**Instructions to follow**
Report every line in the listing below where the string "draw" shows up.

**Dataset extract**
○ ○ ○ ○ ○ ○ ○

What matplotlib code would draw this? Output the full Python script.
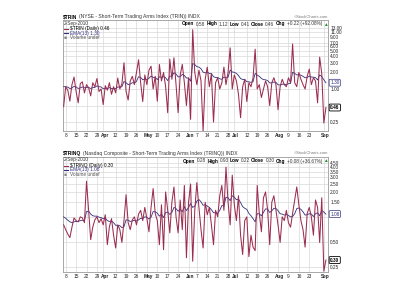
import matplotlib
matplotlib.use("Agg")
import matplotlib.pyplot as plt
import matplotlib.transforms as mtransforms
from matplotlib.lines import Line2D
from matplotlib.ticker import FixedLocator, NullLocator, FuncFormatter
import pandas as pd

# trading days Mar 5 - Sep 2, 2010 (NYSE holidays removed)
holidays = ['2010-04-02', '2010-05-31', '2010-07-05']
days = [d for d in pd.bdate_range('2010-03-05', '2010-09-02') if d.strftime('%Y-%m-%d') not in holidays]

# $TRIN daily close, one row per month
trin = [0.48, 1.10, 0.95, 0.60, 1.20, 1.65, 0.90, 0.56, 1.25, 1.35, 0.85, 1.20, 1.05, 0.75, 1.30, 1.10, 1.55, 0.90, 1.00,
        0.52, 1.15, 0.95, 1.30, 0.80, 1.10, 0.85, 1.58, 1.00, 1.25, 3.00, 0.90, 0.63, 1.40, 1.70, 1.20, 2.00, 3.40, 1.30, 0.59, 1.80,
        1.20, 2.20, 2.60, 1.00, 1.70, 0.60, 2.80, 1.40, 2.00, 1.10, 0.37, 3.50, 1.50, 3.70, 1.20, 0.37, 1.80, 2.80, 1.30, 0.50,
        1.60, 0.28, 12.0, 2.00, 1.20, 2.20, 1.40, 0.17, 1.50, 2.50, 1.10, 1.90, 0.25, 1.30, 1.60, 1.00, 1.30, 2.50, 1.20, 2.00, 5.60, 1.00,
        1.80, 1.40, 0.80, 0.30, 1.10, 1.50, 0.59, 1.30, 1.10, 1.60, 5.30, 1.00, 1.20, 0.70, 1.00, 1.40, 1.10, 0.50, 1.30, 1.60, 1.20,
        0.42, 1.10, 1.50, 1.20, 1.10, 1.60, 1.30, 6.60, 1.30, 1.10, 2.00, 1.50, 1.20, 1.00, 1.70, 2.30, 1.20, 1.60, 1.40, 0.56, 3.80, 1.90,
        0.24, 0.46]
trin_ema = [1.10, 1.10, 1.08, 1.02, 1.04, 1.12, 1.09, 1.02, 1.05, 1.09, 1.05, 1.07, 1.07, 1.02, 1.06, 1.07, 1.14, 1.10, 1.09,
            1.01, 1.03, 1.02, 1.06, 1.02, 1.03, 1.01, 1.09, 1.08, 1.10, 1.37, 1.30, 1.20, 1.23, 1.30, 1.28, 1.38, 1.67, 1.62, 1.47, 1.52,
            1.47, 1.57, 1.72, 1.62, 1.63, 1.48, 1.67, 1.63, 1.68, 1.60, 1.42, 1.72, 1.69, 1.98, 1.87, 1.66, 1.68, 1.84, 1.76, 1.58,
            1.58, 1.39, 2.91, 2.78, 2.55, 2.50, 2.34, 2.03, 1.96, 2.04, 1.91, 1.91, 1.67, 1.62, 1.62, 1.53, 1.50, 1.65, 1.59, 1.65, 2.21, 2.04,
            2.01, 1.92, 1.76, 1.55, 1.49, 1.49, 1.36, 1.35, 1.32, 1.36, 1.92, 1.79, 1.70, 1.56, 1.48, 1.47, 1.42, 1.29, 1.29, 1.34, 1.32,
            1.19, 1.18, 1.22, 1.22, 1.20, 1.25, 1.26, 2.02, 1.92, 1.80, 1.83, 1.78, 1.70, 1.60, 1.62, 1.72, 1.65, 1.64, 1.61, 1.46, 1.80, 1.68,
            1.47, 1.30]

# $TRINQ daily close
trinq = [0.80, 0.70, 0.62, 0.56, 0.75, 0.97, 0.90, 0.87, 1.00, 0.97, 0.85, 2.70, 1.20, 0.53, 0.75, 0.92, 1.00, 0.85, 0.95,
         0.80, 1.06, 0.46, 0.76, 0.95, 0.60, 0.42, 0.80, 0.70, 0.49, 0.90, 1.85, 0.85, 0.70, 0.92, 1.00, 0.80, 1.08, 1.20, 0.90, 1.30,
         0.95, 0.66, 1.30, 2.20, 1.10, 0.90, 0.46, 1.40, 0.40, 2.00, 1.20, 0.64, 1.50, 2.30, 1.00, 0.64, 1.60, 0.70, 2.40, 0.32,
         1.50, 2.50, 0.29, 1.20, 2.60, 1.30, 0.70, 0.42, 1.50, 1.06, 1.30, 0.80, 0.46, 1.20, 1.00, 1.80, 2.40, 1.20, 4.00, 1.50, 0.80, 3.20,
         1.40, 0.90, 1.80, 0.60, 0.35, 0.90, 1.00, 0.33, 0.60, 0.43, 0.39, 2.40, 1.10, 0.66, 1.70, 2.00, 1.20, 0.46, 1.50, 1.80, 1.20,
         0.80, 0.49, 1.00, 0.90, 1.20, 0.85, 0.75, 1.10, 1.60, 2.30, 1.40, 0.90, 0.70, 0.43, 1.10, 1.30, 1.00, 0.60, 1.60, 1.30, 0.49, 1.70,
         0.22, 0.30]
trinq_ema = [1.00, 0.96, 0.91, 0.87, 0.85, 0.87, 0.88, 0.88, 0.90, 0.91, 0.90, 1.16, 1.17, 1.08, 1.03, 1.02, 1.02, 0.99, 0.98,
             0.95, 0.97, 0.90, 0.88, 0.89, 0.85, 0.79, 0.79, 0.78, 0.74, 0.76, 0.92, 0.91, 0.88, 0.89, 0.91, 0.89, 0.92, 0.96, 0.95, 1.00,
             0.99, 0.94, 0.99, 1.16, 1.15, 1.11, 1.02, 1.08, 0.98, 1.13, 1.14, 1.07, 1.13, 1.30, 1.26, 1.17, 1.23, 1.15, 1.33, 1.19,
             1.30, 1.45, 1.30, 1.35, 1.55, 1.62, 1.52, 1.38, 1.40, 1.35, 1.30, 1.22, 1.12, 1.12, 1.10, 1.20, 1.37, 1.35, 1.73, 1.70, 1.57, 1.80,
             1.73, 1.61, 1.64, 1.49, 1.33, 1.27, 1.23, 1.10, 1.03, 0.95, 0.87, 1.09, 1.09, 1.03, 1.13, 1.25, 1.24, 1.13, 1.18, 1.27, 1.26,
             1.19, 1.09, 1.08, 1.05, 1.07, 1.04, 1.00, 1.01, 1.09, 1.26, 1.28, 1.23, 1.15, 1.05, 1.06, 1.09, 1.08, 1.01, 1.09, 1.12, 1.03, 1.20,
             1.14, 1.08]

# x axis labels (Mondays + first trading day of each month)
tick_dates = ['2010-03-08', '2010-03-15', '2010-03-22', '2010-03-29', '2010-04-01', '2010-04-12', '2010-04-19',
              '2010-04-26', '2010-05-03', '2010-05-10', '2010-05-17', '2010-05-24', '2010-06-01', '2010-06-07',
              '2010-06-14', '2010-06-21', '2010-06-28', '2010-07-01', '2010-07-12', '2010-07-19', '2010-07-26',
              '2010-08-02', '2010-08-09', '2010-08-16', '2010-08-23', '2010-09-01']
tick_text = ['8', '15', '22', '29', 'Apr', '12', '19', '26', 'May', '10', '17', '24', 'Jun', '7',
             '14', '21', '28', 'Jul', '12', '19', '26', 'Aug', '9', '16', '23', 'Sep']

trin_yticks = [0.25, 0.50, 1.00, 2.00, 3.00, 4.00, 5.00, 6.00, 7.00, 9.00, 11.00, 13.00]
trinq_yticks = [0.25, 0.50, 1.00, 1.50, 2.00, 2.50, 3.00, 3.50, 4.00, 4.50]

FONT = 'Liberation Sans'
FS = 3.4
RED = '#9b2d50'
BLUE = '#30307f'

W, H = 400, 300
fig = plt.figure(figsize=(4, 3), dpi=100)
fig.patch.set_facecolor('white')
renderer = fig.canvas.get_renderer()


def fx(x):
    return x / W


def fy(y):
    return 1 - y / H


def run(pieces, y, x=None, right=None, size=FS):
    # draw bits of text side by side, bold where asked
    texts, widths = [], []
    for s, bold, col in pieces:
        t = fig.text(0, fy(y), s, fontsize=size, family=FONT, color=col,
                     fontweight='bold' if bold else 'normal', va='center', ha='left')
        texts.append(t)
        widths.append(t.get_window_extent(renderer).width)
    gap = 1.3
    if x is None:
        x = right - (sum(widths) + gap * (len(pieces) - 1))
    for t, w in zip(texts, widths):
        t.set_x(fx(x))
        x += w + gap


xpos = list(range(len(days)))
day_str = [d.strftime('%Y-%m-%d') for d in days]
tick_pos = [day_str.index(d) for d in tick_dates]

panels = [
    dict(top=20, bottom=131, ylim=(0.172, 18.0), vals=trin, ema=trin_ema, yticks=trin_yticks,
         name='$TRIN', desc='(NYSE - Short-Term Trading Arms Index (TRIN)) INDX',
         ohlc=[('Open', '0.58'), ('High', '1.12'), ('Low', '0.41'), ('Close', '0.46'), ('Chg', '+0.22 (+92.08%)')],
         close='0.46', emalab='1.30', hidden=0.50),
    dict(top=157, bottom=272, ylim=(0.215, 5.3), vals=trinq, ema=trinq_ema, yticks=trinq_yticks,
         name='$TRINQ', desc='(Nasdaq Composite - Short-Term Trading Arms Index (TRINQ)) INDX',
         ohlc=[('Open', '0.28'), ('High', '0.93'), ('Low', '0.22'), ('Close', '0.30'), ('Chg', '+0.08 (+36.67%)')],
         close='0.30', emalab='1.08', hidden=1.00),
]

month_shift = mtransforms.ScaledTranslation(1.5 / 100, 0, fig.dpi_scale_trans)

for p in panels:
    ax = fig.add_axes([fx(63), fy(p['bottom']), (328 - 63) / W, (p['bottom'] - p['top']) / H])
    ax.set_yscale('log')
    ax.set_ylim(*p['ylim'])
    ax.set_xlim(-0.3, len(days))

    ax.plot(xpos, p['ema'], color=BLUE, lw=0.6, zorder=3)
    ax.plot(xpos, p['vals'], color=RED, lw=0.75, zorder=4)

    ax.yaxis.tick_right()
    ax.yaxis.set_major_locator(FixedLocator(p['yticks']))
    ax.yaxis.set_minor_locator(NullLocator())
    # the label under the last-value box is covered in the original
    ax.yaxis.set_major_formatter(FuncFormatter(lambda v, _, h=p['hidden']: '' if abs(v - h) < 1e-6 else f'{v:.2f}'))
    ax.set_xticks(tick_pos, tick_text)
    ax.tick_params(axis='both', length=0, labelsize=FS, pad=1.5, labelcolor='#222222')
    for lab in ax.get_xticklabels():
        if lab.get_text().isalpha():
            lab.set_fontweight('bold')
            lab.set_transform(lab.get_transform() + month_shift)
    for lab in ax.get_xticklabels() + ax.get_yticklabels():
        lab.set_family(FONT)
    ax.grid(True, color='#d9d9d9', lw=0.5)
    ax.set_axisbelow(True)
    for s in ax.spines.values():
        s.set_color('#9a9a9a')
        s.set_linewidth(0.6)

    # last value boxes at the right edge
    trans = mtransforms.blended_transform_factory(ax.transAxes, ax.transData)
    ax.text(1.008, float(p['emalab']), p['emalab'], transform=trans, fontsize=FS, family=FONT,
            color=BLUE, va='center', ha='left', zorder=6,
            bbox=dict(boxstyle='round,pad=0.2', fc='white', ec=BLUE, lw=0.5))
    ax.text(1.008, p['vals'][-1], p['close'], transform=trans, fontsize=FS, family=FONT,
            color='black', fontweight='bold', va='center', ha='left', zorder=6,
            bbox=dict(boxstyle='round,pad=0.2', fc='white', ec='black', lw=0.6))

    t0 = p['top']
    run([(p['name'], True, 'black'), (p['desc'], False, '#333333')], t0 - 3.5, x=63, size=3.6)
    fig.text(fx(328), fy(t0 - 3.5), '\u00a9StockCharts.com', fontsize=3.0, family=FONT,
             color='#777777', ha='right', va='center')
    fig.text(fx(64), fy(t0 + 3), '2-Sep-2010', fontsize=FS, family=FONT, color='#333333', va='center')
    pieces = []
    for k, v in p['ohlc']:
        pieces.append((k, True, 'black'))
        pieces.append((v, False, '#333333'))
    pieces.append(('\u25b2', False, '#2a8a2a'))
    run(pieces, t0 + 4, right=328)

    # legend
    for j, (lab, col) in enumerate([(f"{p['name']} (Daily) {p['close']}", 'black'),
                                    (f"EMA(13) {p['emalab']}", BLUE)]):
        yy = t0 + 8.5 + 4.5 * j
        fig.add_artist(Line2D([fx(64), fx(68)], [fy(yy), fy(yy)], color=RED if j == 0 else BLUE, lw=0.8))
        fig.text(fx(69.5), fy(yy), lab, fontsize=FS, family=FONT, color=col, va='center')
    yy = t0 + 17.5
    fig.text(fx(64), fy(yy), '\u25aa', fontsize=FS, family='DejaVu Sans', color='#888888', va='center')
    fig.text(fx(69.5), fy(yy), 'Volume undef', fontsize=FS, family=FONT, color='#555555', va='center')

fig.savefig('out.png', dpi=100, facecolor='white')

○ ○ ○ ○ ○ ○ ○

**Output**
What matplotlib code would draw this? Output the full Python script.
    # draw bits of text side by side, bold where asked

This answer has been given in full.